When Gibb came to write a history of Arabic literature, he brought the story to an end in the mid-thirteenth century – despite the fact that he took an unusually serious interest in contemporary Arabic literature. As a Christian moralist, he was inclined to blame Islam’s decline on carnality, greed and mysticism. On the other hand, he did not regard that decline as irreversible. Indeed, he had great faith in the future of Arabic nationalism and democracy, and, as we have seen, he was waiting for Arabscholars to take over from the Orientalists.
It may be that the interest that Gibb took in modern Arabic literature, thought and politics was something that had been forced upon him by the Second World War.

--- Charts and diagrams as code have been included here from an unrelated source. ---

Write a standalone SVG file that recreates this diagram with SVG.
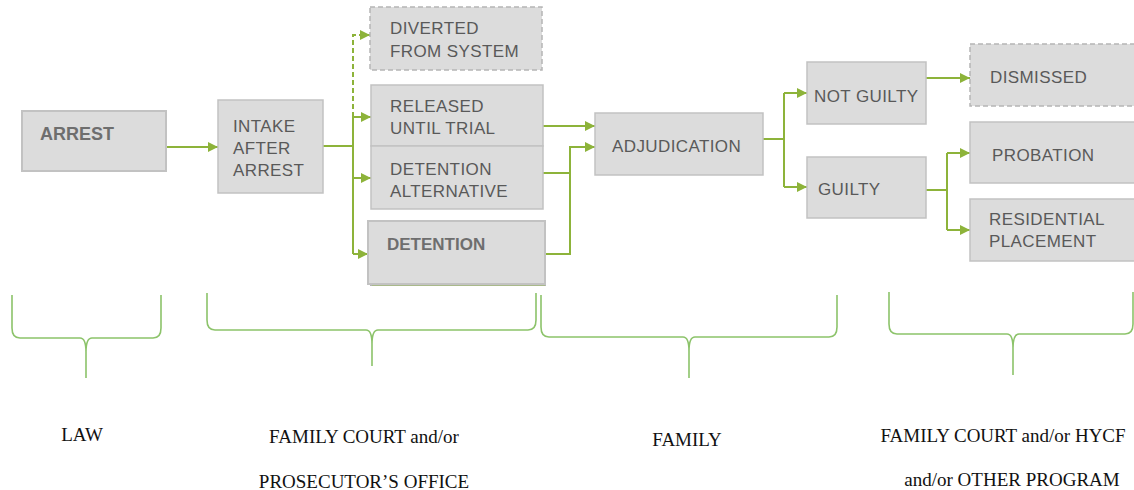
<svg xmlns="http://www.w3.org/2000/svg" width="1134" height="490" viewBox="0 0 1134 490">
<defs>
<marker id="ah" markerUnits="userSpaceOnUse" markerWidth="11" markerHeight="11" refX="10" refY="5" orient="auto">
<path d="M0,0 L10,5 L0,10 z" fill="#8db33a"/>
</marker>
<style>
.box{fill:#dcdcdc;stroke:#c2c2c2;stroke-width:1.5}
.dbox{fill:#dcdcdc;stroke:#b5b5b5;stroke-width:1.5;stroke-dasharray:5 3}
.t{font-family:"Liberation Sans",Arial,sans-serif;font-size:17px;fill:#595959;letter-spacing:0.4px}
.tb{font-family:"Liberation Sans",Arial,sans-serif;font-size:17px;font-weight:bold;fill:#6e6e6e}
.c{fill:none;stroke:#8db33a;stroke-width:2}
.cd{fill:none;stroke:#8db33a;stroke-width:2;stroke-dasharray:5 3}
.br{fill:none;stroke:#8cc36a;stroke-width:1.6}
.lab{font-family:"Liberation Serif","Times New Roman",serif;font-size:19px;fill:#111;text-anchor:middle}
</style>
</defs>
<rect width="1134" height="490" fill="#fff"/>

<g id="connectors">
<path class="c" d="M166,147 H218" marker-end="url(#ah)"/>
<path class="c" d="M323,146 H353 M353,117 V254"/>
<path class="cd" d="M353,117 V35 H370" marker-end="url(#ah)"/>
<path class="c" d="M353,117 H371" marker-end="url(#ah)"/>
<path class="c" d="M353,178 H371" marker-end="url(#ah)"/>
<path class="c" d="M353,254 H368" marker-end="url(#ah)"/>
<path class="c" d="M543,126 H595" marker-end="url(#ah)"/>
<path class="c" d="M543,173 H570 M545,254 H570 V147 H595" marker-end="url(#ah)"/>
<path class="c" d="M763,139 H784 M784,93 V187"/>
<path class="c" d="M784,93 H807" marker-end="url(#ah)"/>
<path class="c" d="M784,187 H807" marker-end="url(#ah)"/>
<path class="c" d="M926,78 H970" marker-end="url(#ah)"/>
<path class="c" d="M926,190 H947 M947,153 V230"/>
<path class="c" d="M947,153 H970" marker-end="url(#ah)"/>
<path class="c" d="M947,230 H970" marker-end="url(#ah)"/>
</g>

<g id="arrest">
<rect class="box" x="22" y="111" width="144" height="60" style="stroke-width:2"/>
<text class="tb" x="40" y="140" style="font-size:18px">ARREST</text>
</g>
<g id="intake">
<rect class="box" x="218" y="100" width="105" height="93"/>
<text class="t" x="233" y="132">INTAKE</text>
<text class="t" x="233" y="154">AFTER</text>
<text class="t" x="233" y="176">ARREST</text>
</g>
<g id="diverted">
<rect class="dbox" x="370" y="7" width="172" height="63"/>
<text class="t" x="390" y="34">DIVERTED</text>
<text class="t" x="390" y="57">FROM SYSTEM</text>
</g>
<g id="released">
<rect class="box" x="371" y="85" width="172" height="61"/>
<text class="t" x="390" y="112">RELEASED</text>
<text class="t" x="390" y="134">UNTIL TRIAL</text>
</g>
<g id="detention-alternative">
<rect class="box" x="371" y="146" width="172" height="63"/>
<text class="t" x="390" y="175">DETENTION</text>
<text class="t" x="390" y="197">ALTERNATIVE</text>
</g>
<g id="detention">
<rect x="370" y="223" width="176" height="63" fill="#b3b3b3"/>
<line x1="372" y1="285.5" x2="545" y2="285.5" stroke="#a9b98a" stroke-width="1"/>
<rect class="box" x="368" y="221" width="177" height="63" style="stroke-width:2"/>
<text class="tb" x="387" y="250">DETENTION</text>
</g>
<g id="adjudication">
<rect class="box" x="595" y="113" width="168" height="62"/>
<text class="t" x="612" y="152">ADJUDICATION</text>
</g>
<g id="not-guilty">
<rect class="box" x="807" y="62" width="119" height="62"/>
<text class="t" x="814" y="102">NOT GUILTY</text>
</g>
<g id="guilty">
<rect class="box" x="807" y="157" width="119" height="61"/>
<text class="t" x="818" y="195">GUILTY</text>
</g>
<g id="dismissed">
<rect class="dbox" x="970" y="44" width="170" height="62"/>
<text class="t" x="990" y="83">DISMISSED</text>
</g>
<g id="probation">
<rect class="box" x="970" y="122" width="170" height="61"/>
<text class="t" x="992" y="161">PROBATION</text>
</g>
<g id="residential">
<rect class="box" x="970" y="199" width="170" height="62"/>
<text class="t" x="989" y="225">RESIDENTIAL</text>
<text class="t" x="989" y="247">PLACEMENT</text>
</g>

<g id="braces">
<path class="br" d="M12,295 V328 Q12,338 20,338 H80 Q86,338 86,352 V378 M86,352 Q86,338 92,338 H153 Q161,338 161,328 V295"/>
<path class="br" d="M207,293 V320 Q207,330 215,330 H366 Q372,330 372,344 V366 M372,344 Q372,330 378,330 H528 Q536,330 536,320 V293"/>
<path class="br" d="M541,295 V327 Q541,337 549,337 H683 Q689,337 689,351 V378 M689,351 Q689,337 695,337 H829 Q837,337 837,327 V295"/>
<path class="br" d="M889,292 V324 Q889,334 897,334 H1007 Q1013,334 1013,348 V375 M1013,348 Q1013,334 1019,334 H1125 Q1133,334 1133,324 V292"/>
</g>

<g id="labels">
<text class="lab" x="82" y="441">LAW</text>
<text class="lab" x="364" y="443">FAMILY COURT and/or</text>
<text class="lab" x="364" y="488">PROSECUTOR’S OFFICE</text>
<text class="lab" x="687" y="446">FAMILY</text>
<text class="lab" x="1003" y="442">FAMILY COURT and/or HYCF</text>
<text class="lab" x="1012" y="486">and/or OTHER PROGRAM</text>
</g>
</svg>
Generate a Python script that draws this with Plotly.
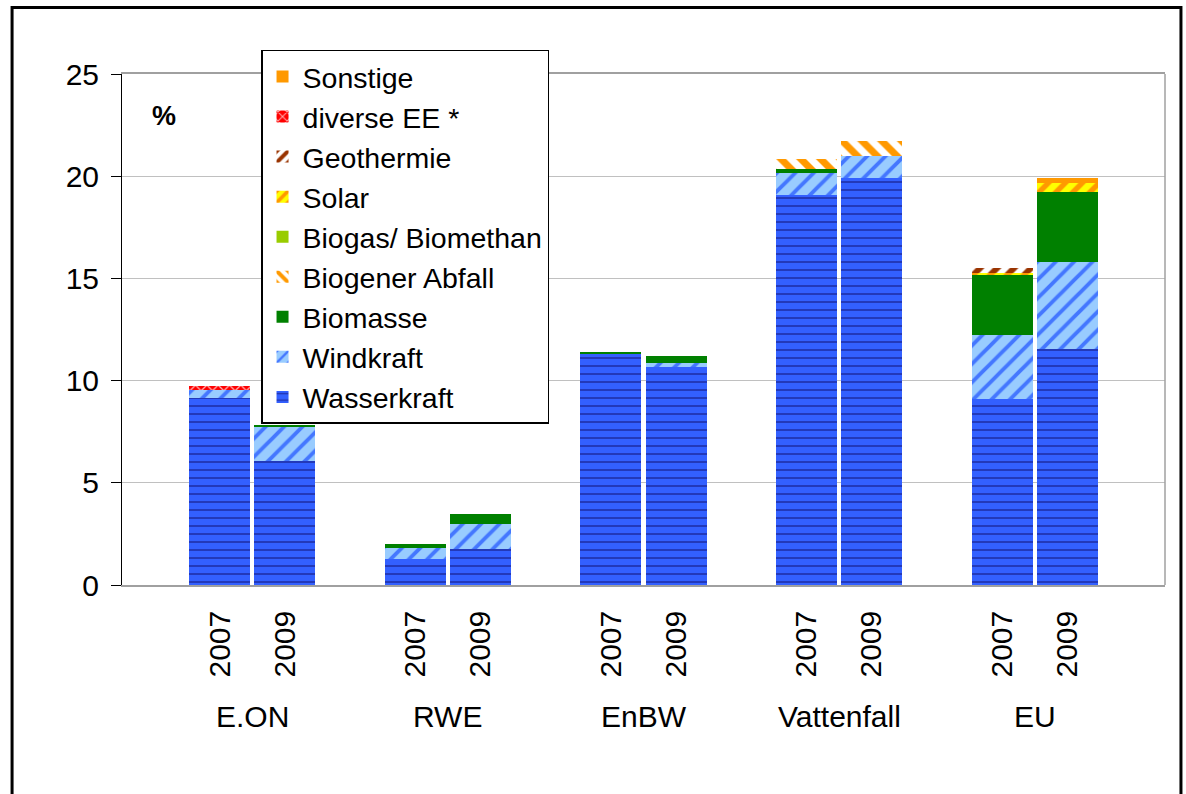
import plotly.graph_objects as go

companies = ["E.ON", "RWE", "EnBW", "Vattenfall", "EU"]
years = ["2007", "2009"]

# values per bar: E.ON07, E.ON09, RWE07, RWE09, EnBW07, EnBW09, Vatt07, Vatt09, EU07, EU09
wasserkraft = [9.15, 6.08, 1.29, 1.75, 11.29, 10.68, 19.08, 19.90, 9.10, 11.55]
windkraft = [0.39, 1.63, 0.52, 1.24, 0.0, 0.20, 1.08, 1.10, 3.13, 4.24]
biomasse = [0.0, 0.11, 0.20, 0.49, 0.11, 0.34, 0.20, 0.0, 2.94, 3.45]
biogener_abfall = [0, 0, 0, 0, 0, 0, 0.49, 0.72, 0, 0]
biogas = [0, 0, 0, 0, 0, 0, 0, 0, 0, 0]
solar = [0, 0, 0, 0, 0, 0, 0, 0, 0.10, 0.44]
geothermie = [0, 0, 0, 0, 0, 0, 0, 0, 0.26, 0]
diverse_ee = [0.21, 0, 0, 0, 0, 0, 0, 0, 0, 0]
sonstige = [0, 0, 0, 0, 0, 0, 0, 0, 0, 0.23]

# slot positions: each company gets 2 bars plus one blank slot
xpos = [g * 3 + k for g in range(len(companies)) for k in range(len(years))]
xyears = [years[k] for g in range(len(companies)) for k in range(len(years))]

series = [
    ("Wasserkraft", wasserkraft, dict(shape="-", bgcolor="#3360FF", fgcolor="#1f2fa8", size=8, solidity=0.2)),
    ("Windkraft", windkraft, dict(shape="/", bgcolor="#99CCFF", fgcolor="#4477FF", size=13, solidity=0.3)),
    ("Biomasse", biomasse, None),
    ("Biogener Abfall", biogener_abfall, dict(shape="\\", bgcolor="#FFFFFF", fgcolor="#FF9900", size=14, solidity=0.5)),
    ("Biogas/ Biomethan", biogas, None),
    ("Solar", solar, dict(shape="/", bgcolor="#FFFF00", fgcolor="#FF9900", size=12, solidity=0.45)),
    ("Geothermie", geothermie, dict(shape="/", bgcolor="#FFFFFF", fgcolor="#993300", size=12, solidity=0.5)),
    ("diverse EE *", diverse_ee, dict(shape="x", bgcolor="#FF0000", fgcolor="#FFAAAA", size=8, solidity=0.3)),
    ("Sonstige", sonstige, None),
]
solid_colors = {"Biomasse": "#008000", "Biogas/ Biomethan": "#99CC00", "Sonstige": "#FF9900"}

fig = go.Figure()
for name, vals, pat in series:
    if pat is None:
        marker = dict(color=solid_colors[name], line=dict(width=0))
    else:
        marker = dict(color=pat["bgcolor"], line=dict(width=0),
                      pattern=dict(shape=pat["shape"], bgcolor=pat["bgcolor"], fgcolor=pat["fgcolor"],
                                   fgopacity=1, size=pat["size"], solidity=pat["solidity"],
                                   fillmode="overlay"))
    fig.add_trace(go.Bar(x=xpos, y=vals, name=name, marker=marker, hoverinfo="name+y"))

font_family = "Liberation Sans, Arial, sans-serif"

fig.update_layout(
    width=1186, height=794,
    barmode="stack", bargap=0.065,
    paper_bgcolor="white", plot_bgcolor="white",
    margin=dict(l=122, r=21, t=74, b=209),
    font=dict(family=font_family, size=30, color="black"),
    legend=dict(x=0.1333, y=1.047, xanchor="left", yanchor="top", traceorder="reversed",
                bgcolor="white", bordercolor="black", borderwidth=1.5,
                font=dict(size=28.5), itemwidth=30),
    xaxis=dict(range=[-1.5, 14.5], tickmode="array", tickvals=xpos, ticktext=xyears,
               tickangle=-90, showgrid=False, zeroline=False, showline=True,
               linecolor="#a0a0a0", linewidth=1.5, mirror=True, ticks="",
               ticklabelstandoff=12, tickfont=dict(size=30)),
    yaxis=dict(range=[0, 25], dtick=5, showgrid=True, gridcolor="#c0c0c0", gridwidth=1,
               zeroline=False, showline=True, linecolor="black", linewidth=1,
               ticks="outside", ticklen=10, tickcolor="black", ticklabelstandoff=6,
               tickfont=dict(size=30)),
    showlegend=True,
)

for g, comp in enumerate(companies):
    fig.add_annotation(x=g * 3 + 0.5, y=-0.258, xref="x", yref="paper", text=comp,
                       showarrow=False, font=dict(size=30), xanchor="center", yanchor="middle")

fig.add_annotation(x=0.04, y=0.917, xref="paper", yref="paper", text="<b>%</b>",
                   showarrow=False, font=dict(size=27), xanchor="center", yanchor="middle")

# plot area right border
fig.add_shape(type="line", xref="paper", yref="paper", x0=1, x1=1, y0=0, y1=1,
              line=dict(color="#a0a0a0", width=1.5))
# outer chart frame
fig.add_shape(type="rect", xref="paper", yref="paper", x0=-0.1054, x1=1.0153, y0=-0.5, y1=1.130,
              line=dict(color="black", width=3), fillcolor="rgba(0,0,0,0)", layer="above")

fig.write_html("out.html", config={"displayModeBar": False},
               post_script="document.body.style.margin='0';")
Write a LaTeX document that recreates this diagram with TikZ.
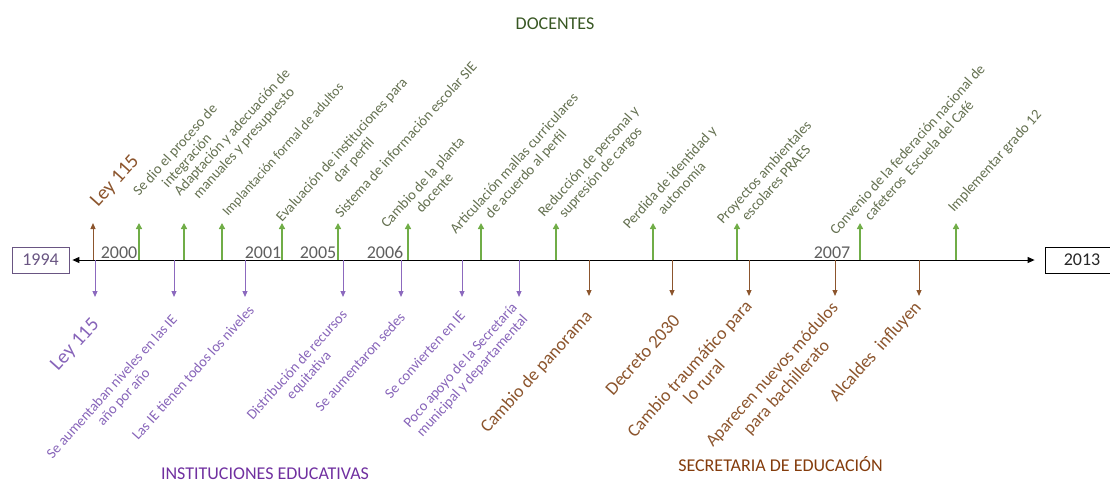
\documentclass[tikz,border=0pt]{standalone}
\usepackage{fontspec}
\setmainfont{Carlito}
\usetikzlibrary{arrows.meta}
\definecolor{garr}{RGB}{112,173,71}
\definecolor{gtxt}{RGB}{100,112,80}
\definecolor{brn}{RGB}{140,85,45}
\definecolor{brnh}{RGB}{132,60,12}
\definecolor{pur}{RGB}{140,105,190}
\definecolor{purt}{RGB}{135,100,185}
\definecolor{purh}{RGB}{112,48,160}
\definecolor{dgreen}{RGB}{56,87,35}
\definecolor{yr}{RGB}{95,95,95}
\definecolor{boxp}{RGB}{105,85,130}
\newcommand{\twol}[1]{\begin{tabular}[t]{@{}c@{}}#1\end{tabular}}
\begin{document}
\begin{tikzpicture}[x=1pt,y=-1pt,
  garrow/.style={draw=garr,line width=1.8pt,-{Triangle[width=6pt,length=6pt]}},
  barrow/.style={draw=brn,line width=1pt,-{Triangle[width=5pt,length=6pt]}},
  parrow/.style={draw=pur,line width=1pt,-{Triangle[width=5pt,length=6pt]}},
  lblT/.style={rotate=48,anchor=base west,inner sep=0pt,font=\fontsize{14.5}{15.8}\selectfont,text=gtxt},
  lblP/.style={rotate=48,anchor=base east,inner sep=0pt,font=\fontsize{14.5}{15.8}\selectfont,text=purt},
  lblB/.style={rotate=48,anchor=base east,inner sep=0pt,font=\fontsize{18}{19.5}\selectfont,text=brn},
  big/.style={font=\fontsize{20}{22}\selectfont},
  year/.style={anchor=base,inner sep=0pt,font=\fontsize{18}{21}\selectfont,text=yr},
  head/.style={anchor=base,inner sep=0pt,font=\fontsize{18}{21}\selectfont},
  yearbox/.style={draw,line width=0.8pt,inner sep=0pt,minimum height=26pt,font=\fontsize{18}{21}\selectfont}
]
\useasboundingbox (0,0) rectangle (1110,482);

% end boxes and axis
\node[yearbox,draw=boxp,text=boxp,minimum width=57pt] (b1994) at (40.5,260) {1994};
\node[yearbox,draw=black,text=black!85,minimum width=74pt] (b2013) at (1082,260) {2013};
\draw[line width=1pt,{Triangle[width=6pt,length=7pt]}-{Triangle[width=6pt,length=7pt]},shorten <=3pt,shorten >=10pt] (b1994.east) -- (b2013.west);

% upward green arrows
\foreach \i/\x in {1/139,2/184,3/222,4/282,5/338,6/408,7/481,8/556,9/653,10/737,11/860,12/956}{
  \coordinate (ga\i) at (\x,260);
  \coordinate (gt\i) at (\x,223);
  \draw[garrow] (ga\i) -- (gt\i);
}
% upward brown arrow
\coordinate (ba0) at (93,260);
\coordinate (bt0) at (93,223);
\draw[barrow] (ba0) -- (bt0);

% downward purple arrows
\foreach \i/\x in {1/95,2/174,3/245,4/343,5/401,6/462,7/519}{
  \coordinate (pa\i) at (\x,260);
  \coordinate (pt\i) at (\x,297);
  \draw[parrow] (pa\i) -- (pt\i);
}
% downward brown arrows
\foreach \i/\x in {1/589,2/672,3/749,4/835,5/919}{
  \coordinate (sa\i) at (\x,260);
  \coordinate (st\i) at (\x,296);
  \draw[barrow] (sa\i) -- (st\i);
}

% years
\node[year] (y2000) at (119,258) {2000};
\node[year] (y2001) at (263,258) {2001};
\node[year] (y2005) at (318,258) {2005};
\node[year] (y2006) at (385,258) {2006};
\node[year] (y2007) at (832,258) {2007};

% headings
\node[head,text=dgreen] (hdoc) at (555,29) {DOCENTES};
\node[head,text=purh] (hinst) at (265,479) {INSTITUCIONES EDUCATIVAS};
\node[head,text=brnh] (hsec) at (780.5,471) {SECRETARIA DE EDUCACIÓN};

% top labels (docentes)
\node[lblT,big,text=brn] (t0) at (98,208) {Ley 115};
\node[lblT] (t1) at (139,197) {\twol{Se dio el proceso de\\integración}};
\node[lblT] (t2) at (180,197) {\twol{Adaptación y adecuación de\\manuales y presupuesto}};
\node[lblT,font=\fontsize{13.7}{15}\selectfont] (t3) at (228,217) {Implantación formal de adultos};
\node[lblT] (t4) at (282,223) {\twol{Evaluación de instituciones para\\dar perfil}};
\node[lblT] (t5) at (341,219) {Sistema de información escolar SIE};
\node[lblT] (t6) at (387,229) {\twol{Cambio de la planta\\docente}};
\node[lblT] (t7) at (456,235) {\twol{Articulación mallas curriculares\\de acuerdo al perfil}};
\node[lblT] (t8) at (544,218) {\twol{Reducción de personal y\\supresión de cargos}};
\node[lblT] (t9) at (629,230) {\twol{Perdida de identidad y\\autonomía}};
\node[lblT] (t10) at (723,225) {\twol{Proyectos ambientales\\escolares PRAES}};
\node[lblT] (t11) at (836,236) {\twol{Convenio de la federación nacional de\\cafeteros\ \ Escuela del Café}};
\node[lblT] (t12) at (954,213) {Implementar grado 12};

% bottom labels (instituciones)
\node[lblP,big] (p1) at (100,325) {Ley 115};
\node[lblP] (p2) at (178,320) {\twol{Se aumentaban niveles en las IE\\año por año}};
\node[lblP] (p3) at (255,311) {Las IE tienen todos los niveles};
\node[lblP] (p4) at (348,315) {\twol{Distribución de recursos\\equitativa}};
\node[lblP] (p5) at (406,318) {Se aumentaron sedes};
\node[lblP] (p6) at (466,316) {Se convierten en IE};
\node[lblP] (p7) at (518,308) {\twol{Poco apoyo de la Secretaría\\municipal y departamental}};

% bottom labels (secretaria)
\node[lblB] (s1) at (593,317) {Cambio de panorama};
\node[lblB,font=\fontsize{18.5}{20}\selectfont] (s2) at (681,321) {Decreto 2030};
\node[lblB] (s3) at (753,307) {\twol{Cambio traumático para\\lo rural}};
\node[lblB,font=\fontsize{17.5}{19.5}\selectfont] (s4) at (839,308) {\twol{Aparecen nuevos módulos\\para bachillerato}};
\node[lblB] (s5) at (922,308) {Alcaldes\ \ influyen};
\end{tikzpicture}
\end{document}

Although he was in many ways an old-fashioned Christian gentleman with romantic ideas about the heroes of the medieval past, he was also keen on an interdisciplinary approach to Islamic studies, including, for example, making use of insights from anthropology. That sort of thing was not popular in the Oxford of the 1950s and it must have been one of the factors that led him to abandon Oxford and go to Harvard where he was given the mission of establishing a Middle East Centre. Because of his unyielding vision as well as his immense prestige, he was successful in the short term, but in the long term the Centre was not a success, as it depended entirely upon his personality and reputation. He was an autocratic figure, who did not suffer contradiction easily (as we shall see when we come to his confrontation with Kedourie). In 1964 he suffered a severe stroke and returned to England to live in retirement outside Oxford. His interests covered almost all aspects of Islamic history and culture, including pre-Islamic poetry, the Islamization of Central Asia, Saladin’s campaigns against the Crusaders, the administrative structure of the Ottoman empire, modern Arabreform movements and contemporary Arabic literature. This breadth of interests was occasioned by demand. There were still so very few Orientalists in Britain that they were called upon to pronounce on a very wide range of issues.